The `LastHttpContent` message is fortunately a singleton, which allows us
to easily check for it in the `FileUploadHandler`. If detected we skip the
payload processing.
Note that we still `offer` this content to the encoder, as this part is
still handled without exception and appears to follow an expected life-cycle.
This issue was also triggered by FLINK-9280, which now serves as
verification for the fix.
**FLINK-9280**
This issue is addressed in 5 commits that must be squashed before a merge.
The commit `Move channel setup into utility method` is a simple refactoring
to allow re-using code.
The commit `Remove BlobServer port handler` removes various classes related
to requesting the blobserver port via REST, which is now obsolete.
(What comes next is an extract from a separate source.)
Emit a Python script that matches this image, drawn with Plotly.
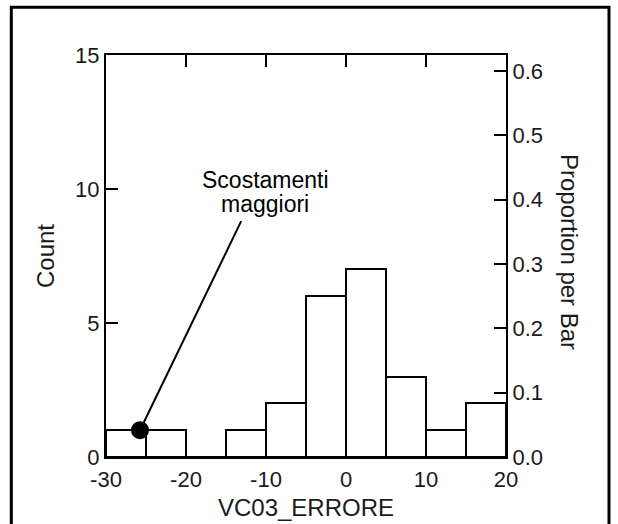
import plotly.graph_objects as go

# Histogram of VC03_ERRORE, bins of width 5
bin_starts = [-30, -25, -20, -15, -10, -5, 0, 5, 10, 15]
bin_width = 5
counts = [1, 1, 0, 1, 2, 6, 7, 3, 1, 2]
total = sum(counts)

count_ticks = [0, 5, 10, 15]
prop_ticks = [0.0, 0.1, 0.2, 0.3, 0.4, 0.5, 0.6]
x_ticks = [-30, -20, -10, 0, 10, 20]
x_tick_labels = ["-30", "-20", "-10", "0", "10", "20"]

# highlighted point and its callout
point_x = [-25.75]
point_y = [1]
callout_end = (-13.1, 8.8)
callout_lines = ["Scostamenti", "maggiori"]

W, H = 618, 524
ML, MR, MT, MB = 106, 112, 55, 67
PW, PH = W - ML - MR, H - MT - MB


def px_x(p):
    return (p - ML) / PW


def px_y(p):
    return (H - MB - p) / PH


FONT = "Arial, Liberation Sans, sans-serif"
TEXT = "#1a1a1a"
centers = [s + bin_width / 2 for s in bin_starts]
props = [c / total for c in counts]

fig = go.Figure()
fig.add_trace(go.Bar(
    x=centers, y=counts, width=bin_width,
    marker=dict(color="white", line=dict(color="black", width=2)),
    hoverinfo="skip", showlegend=False,
))
fig.add_trace(go.Scatter(
    x=centers, y=props, yaxis="y2", mode="markers",
    marker=dict(opacity=0), hoverinfo="skip", showlegend=False,
))

# callout line and dot
fig.add_shape(type="line", x0=point_x[0], y0=point_y[0],
              x1=callout_end[0], y1=callout_end[1],
              xref="x", yref="y", line=dict(color="black", width=2))
fig.add_trace(go.Scatter(
    x=point_x, y=point_y, mode="markers",
    marker=dict(color="black", size=18), hoverinfo="skip", showlegend=False,
    cliponaxis=False,
))

for line_text, py in zip(callout_lines, [180, 204]):
    fig.add_annotation(x=px_x(265), y=px_y(py), xref="paper", yref="paper",
                       xanchor="center", yanchor="middle",
                       text=line_text, showarrow=False,
                       font=dict(family=FONT, size=23, color="black"))

# right-hand axis title, reading top to bottom
fig.add_annotation(x=px_x(570), y=px_y(252), xref="paper", yref="paper",
                   xanchor="center", yanchor="middle", textangle=90,
                   text="Proportion per Bar", showarrow=False,
                   font=dict(family=FONT, size=24, color=TEXT))

# outer frame
fig.add_shape(type="rect", xref="paper", yref="paper",
              x0=px_x(11.3), x1=px_x(609), y0=px_y(540), y1=px_y(7.3),
              line=dict(color="black", width=3), layer="above")

axis_font = dict(family=FONT, size=22, color=TEXT)
fig.update_layout(
    width=W, height=H,
    margin=dict(l=ML, r=MR, t=MT, b=MB, autoexpand=False),
    paper_bgcolor="white", plot_bgcolor="white",
    bargap=0,
    xaxis=dict(
        range=[-30, 20], tickvals=x_ticks, ticktext=x_tick_labels,
        ticks="inside", ticklen=12, automargin=False, ticklabelstandoff=2,
        tickwidth=2, tickcolor="black", showline=True, linecolor="black",
        linewidth=2, mirror="ticks", showgrid=False, zeroline=False,
        tickfont=axis_font,
        title=dict(text="VC03_ERRORE", font=dict(family=FONT, size=24, color=TEXT),
                   standoff=8),
    ),
    yaxis=dict(
        range=[0, 15], tickvals=count_ticks, ticks="inside", ticklen=12,
        tickwidth=2, tickcolor="black", showline=True, linecolor="black",
        linewidth=2, showgrid=False, zeroline=False, tickfont=axis_font,
        automargin=False,
        title=dict(text="Count", font=dict(family=FONT, size=24, color=TEXT),
                   standoff=14),
    ),
    yaxis2=dict(
        range=[0, 15 / total], tickvals=prop_ticks, tickformat=".1f",
        overlaying="y", side="right", ticks="inside", ticklen=12,
        tickwidth=2, tickcolor="black", showline=True, linecolor="black",
        linewidth=2, showgrid=False, zeroline=False, tickfont=axis_font,
        automargin=False,
    ),
)

fig.write_html("out.html")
The commit `add new constructor for DCEntry` adds another constructor to
the `DistributedCacheEntry` class for setting the `isZipped` flag on the
client-side. The documentation was also extended to cover the life-cycle of
entries for directories.
The last 2 commits contain the actual implementation and are separated by
client/server.
The following is an outline of the events after
`RestClusterClient#submitJob` has been called:
* directories registered for the distributed cache are zipped, and dc
entries are updated using the newly added constructor
* the jobgraph, jars and **local** artifacts (dc files) are sent to the
Dispatcher by the `RestClient` as a multi-part request
* the jobgraph is contained in a `JobSubmitRequestBody` and stored as an
Attribute
* each jar/artifact is stored as a separate `FileUpload`
* the `FileUploadHandler` receives the request and stores the received
parts in a `JobSubmitRequestBodyBuffer`. Once the request is fully read the
buffer is converted into a proper `JobSubmitRequestBody` and passed to the rest
of the pipeline as an attribute. In other words we inject the paths to uploaded
jars/artifacts into the submitted `JobSubmitRequestBody`. Unfortunately we are
also parsing the original json payload here, which ideally should be done by
the handler for consistency.
* the modified `JobSubmitRequestBody` is read in
`AbstractHandler#respondAsLeader`, cast, and passed on in place of the original
request
* The `JobSubmitHandler` modifies the JobGraph to no longer refer to
client-local jars/artifacts, in preparation for the job-submission. Jar entries
are categorically overridden as jars are always uploaded. Artifacts are only
overridden if an uploaded file exists, identified by the file name.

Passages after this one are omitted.